Extract the lines that carry the string "using" from the listing.
* * * * *
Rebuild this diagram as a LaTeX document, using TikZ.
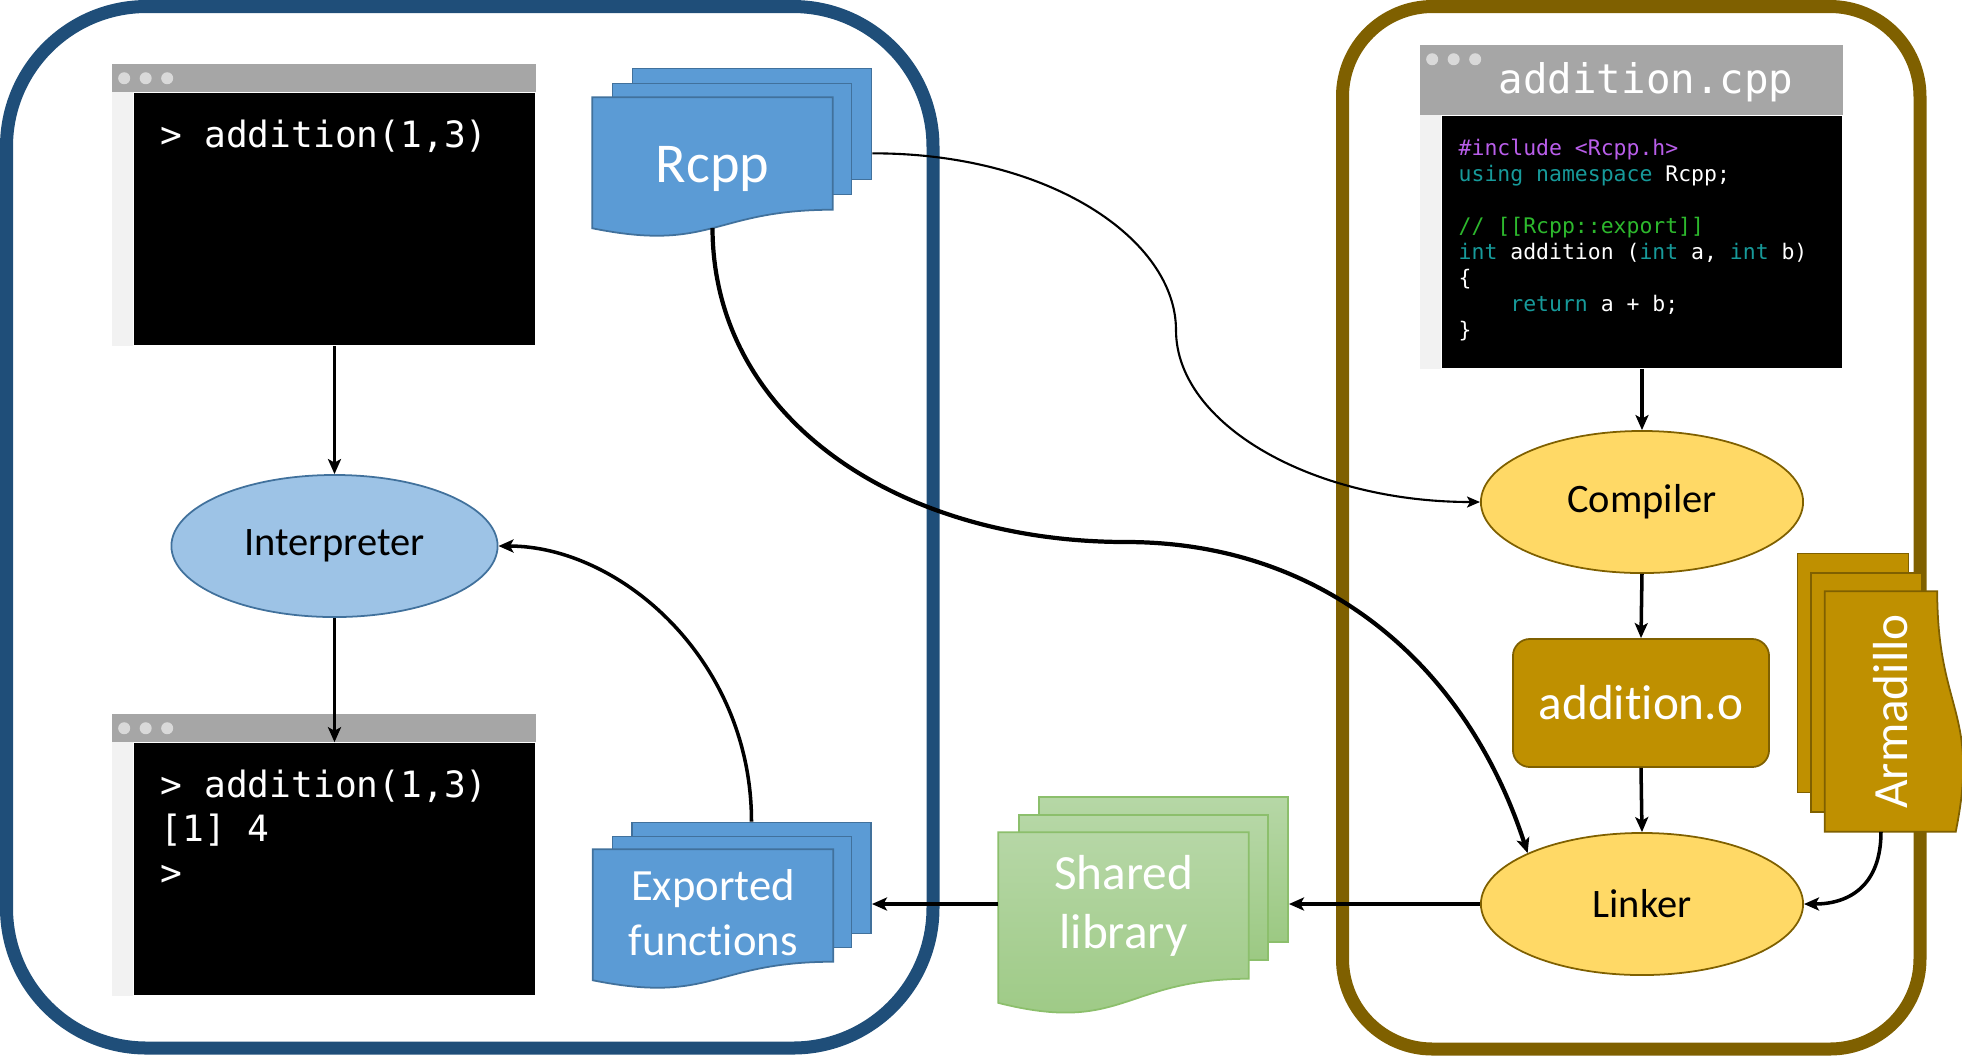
\documentclass[tikz,border=0pt]{standalone}
\usepackage{fontspec}
\setmainfont{Carlito}[Ligatures=NoCommon]
\newfontfamily\codefont{DejaVu Sans Mono}
\usetikzlibrary{shapes.geometric, arrows.meta, calc}
\usepackage{xcolor}
\definecolor{rblue}{HTML}{1F4E79}
\definecolor{cppgold}{HTML}{7F6000}
\definecolor{docblue}{HTML}{5B9BD5}
\definecolor{docline}{HTML}{41719C}
\definecolor{interpfill}{HTML}{9DC3E6}
\definecolor{toolfill}{HTML}{FFD966}
\definecolor{objfill}{HTML}{BF9000}
\definecolor{libtop}{HTML}{B6D7A6}
\definecolor{libbot}{HTML}{9CC983}
\definecolor{libline}{HTML}{8CBF6C}
\definecolor{winbar}{HTML}{A6A6A6}
\definecolor{windot}{HTML}{D9D9D9}
\definecolor{winstrip}{HTML}{F2F2F2}
\definecolor{codepurple}{HTML}{B95EEA}
\definecolor{codeteal}{HTML}{179A9A}
\definecolor{codegreen}{HTML}{2DB82D}

\pgfdeclarelayer{frame}
\pgfdeclarelayer{sheets}
\pgfsetlayers{frame,sheets,main}

\tikzset{
  rside/.style={draw=rblue, line width=0.13cm, rounded corners=1.4cm},
  cppside/.style={draw=cppgold, line width=0.13cm, rounded corners=0.9cm},
  console/.style={fill=black, minimum width=4.01cm, minimum height=2.52cm, inner sep=0pt},
  contxt/.style={anchor=base west, inner sep=0pt, text=white,
                 font=\codefont\fontsize{10.3}{12.5}\selectfont},
  titletxt/.style={anchor=base west, inner sep=0pt, text=white,
                   font=\codefont\fontsize{11.6}{14}\selectfont},
  codetxt/.style={anchor=base west, inner sep=0pt, text=white,
                  font=\codefont\fontsize{6.1}{7.4}\selectfont},
  interp/.style={ellipse, draw=docline, fill=interpfill, line width=0.5pt,
                 minimum width=3.26cm, minimum height=1.42cm, inner sep=0pt,
                 font=\fontsize{11.5}{14}\selectfont},
  tool/.style={ellipse, draw=cppgold, fill=toolfill, line width=0.5pt,
               minimum width=3.22cm, minimum height=1.42cm, inner sep=0pt,
               font=\fontsize{11.5}{14}\selectfont},
  objbox/.style={draw=cppgold, fill=objfill, line width=0.5pt, rounded corners=0.17cm,
                 minimum width=2.56cm, minimum height=1.28cm, inner sep=0pt,
                 text=white, font=\fontsize{14}{17}\selectfont},
  % --- document sheets ---
  sheet/.style={minimum width=2.39cm, minimum height=1.11cm, inner sep=0pt},
  sheettext/.style={sheet, text=white, align=center},
  bluesheet/.style={sheet, draw=docline, fill=docblue, line width=0.5pt},
  libsheet/.style={sheet, minimum width=2.49cm, minimum height=1.45cm,
                   draw=libline, top color=libtop, bottom color=libbot, line width=0.5pt},
  armsheet/.style={sheet, draw=cppgold, fill=objfill, line width=0.5pt},
  % --- connectors ---
  flow/.style={-{Stealth[length=0.15cm, width=0.13cm, inset=0.035cm]}, line width=1pt},
  bigflow/.style={flow, line width=1.2pt},
  thinflow/.style={-{Stealth[length=0.13cm, width=0.11cm, inset=0.03cm]}, line width=0.6pt},
}

% front sheet of a stack: the node box plus a wavy lower edge
\newcommand\docfront[2]{%
  \path[#2] (#1.north west) -- (#1.north east) -- (#1.south east)
    .. controls (#1.south) and ($(#1.south)!-0.381!(#1.north)$)
    .. ($(#1.south west)!-0.1646!(#1.north west)$) -- cycle;}

% window chrome round a black console box
\newcommand\winframe[2]{%
  \fill[winstrip] ($(#1.north west)+(-21,0)$) rectangle (#1.south west);
  \fill[winbar] ($(#1.north west)+(-21,-#2)$) rectangle (#1.north east);
  \foreach \d in {0,1,2}
    \fill[windot] ($(#1.north west)+(-9+21.5*\d,-#2+14)$) circle (0.06cm);}

\begin{document}
\begin{tikzpicture}[x=0.01cm, y=-0.01cm]
  \useasboundingbox (0,0) rectangle (1962,1056);

  % --- the two sides ---
  \begin{pgfonlayer}{frame}
    \draw[rside]   (6.5,6.5)    rectangle (933,1048);
    \draw[cppside] (1342.5,6.5) rectangle (1920,1049);
  \end{pgfonlayer}

  % --- R side ---
  \node[console] (termA) at (334.5,219) {};
  \winframe{termA}{28}
  \node[contxt] (termAl0) at (160,147) {> addition(1,3)};

  \node[interp] (interp) at (334.5,546) {Interpreter};

  \node[console] (termB) at (334.5,869) {};
  \winframe{termB}{28}
  \foreach \i/\txt in {0/{> addition(1,3)}, 1/{[1] 4}, 2/{>}}
    \node[contxt] (termBl\i) at (160,797+44*\i) {\txt};

  % Rcpp stack
  \node[sheettext, text height=0.57cm, text depth=0pt,
        font=\fontsize{16}{19}\selectfont] (rcppA) at (712.5,153.5) {Rcpp};
  \begin{pgfonlayer}{sheets}
    \node[bluesheet] (rcppC) at (752,124) {};
    \node[bluesheet] (rcppB) at (732,139) {};
    \docfront{rcppA}{bluesheet}
  \end{pgfonlayer}

  % exported functions stack
  \node[sheettext, font=\fontsize{12.7}{15.6}\selectfont] (exportA) at (713,905.5)
    {\rule{0pt}{0.46cm}Exported\\functions};
  \begin{pgfonlayer}{sheets}
    \node[bluesheet] (exportC) at (751.5,878) {};
    \node[bluesheet] (exportB) at (732,892) {};
    \docfront{exportA}{bluesheet}
  \end{pgfonlayer}

  % shared library stack
  \node[sheettext, minimum width=2.49cm, minimum height=1.45cm,
        font=\fontsize{14}{16.8}\selectfont] (shlibA) at (1123.5,905.5) {Shared\\library};
  \begin{pgfonlayer}{sheets}
    \node[libsheet] (shlibC) at (1163.5,869.5) {};
    \node[libsheet] (shlibB) at (1143.5,887.5) {};
    \docfront{shlibA}{libsheet}
  \end{pgfonlayer}

  % --- C++ side ---
  \node[console, minimum width=4.0cm] (codewin) at (1642,242) {};
  \winframe{codewin}{70}
  \node[titletxt] (codetitle) at (1498,93) {addition.cpp};
  \foreach \k/\txt in {
      0/{\textcolor{codepurple}{\#include <Rcpp.h>}},
      1/{\textcolor{codeteal}{using namespace} Rcpp;},
      3/{\textcolor{codegreen}{// [[Rcpp::export]]}},
      4/{\textcolor{codeteal}{int} addition (\textcolor{codeteal}{int} a, \textcolor{codeteal}{int} b)},
      5/{\{},
      6/{\hphantom{xxxx}\textcolor{codeteal}{return} a + b;},
      7/{\}}}
    \node[codetxt] (code\k) at (1458,155+26*\k) {\txt};

  \node[tool]   (comp) at (1642,502) {Compiler};
  \node[objbox] (objA) at (1641,703) {addition.o};
  \node[tool]   (link) at (1642,904) {Linker};

  % Armadillo stack
  \node[sheettext, rotate=90, text height=0.52cm, text depth=0pt,
        font=\fontsize{14}{17}\selectfont] (armA) at (1881,711.5) {Armadillo};
  \begin{pgfonlayer}{sheets}
    \node[armsheet, rotate=90] (armC) at (1853,673) {};
    \node[armsheet, rotate=90] (armB) at (1866.5,692.5) {};
    \docfront{armA}{armsheet}
  \end{pgfonlayer}

  % --- connectors ---
  \draw[flow] (termA.south) -- (interp.north);
  \draw[flow] (interp.south) -- (termB.north);
  \draw[flow] (exportC.north) .. controls (751.5,660) and (620,546) .. (interp.east);

  \draw[thinflow] ($(rcppC.north east)!0.76!(rcppC.south east)$)
    .. controls (1050,153) and (1176,240) .. (1176,330)
    .. controls (1176,424) and (1312,502) .. (comp.west);
  \draw[bigflow] ($(rcppA.south)!-0.163!(rcppA.north)$)
    .. controls (713,420) and (900,542) .. (1126,542)
    .. controls (1323,542) and (1466,664) .. (link.156);

  \draw[flow] (codewin.south) -- (comp.north);
  \draw[flow] (comp.south) -- (objA.north);
  \draw[flow] (objA.south) -- (link.north);
  \draw[flow] (armA.west) .. controls (1881,885) and (1850,904) .. (link.east);

  \draw[flow] (link.west) -- (link.west -| shlibC.east);
  \draw[flow] (shlibA.west |- link.west) -- (link.west -| exportC.east);
\end{tikzpicture}
\end{document}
* * * * *
Exercise result.
Rebuild this diagram as a LaTeX document, using TikZ.
      1/{\textcolor{codeteal}{using namespace} Rcpp;},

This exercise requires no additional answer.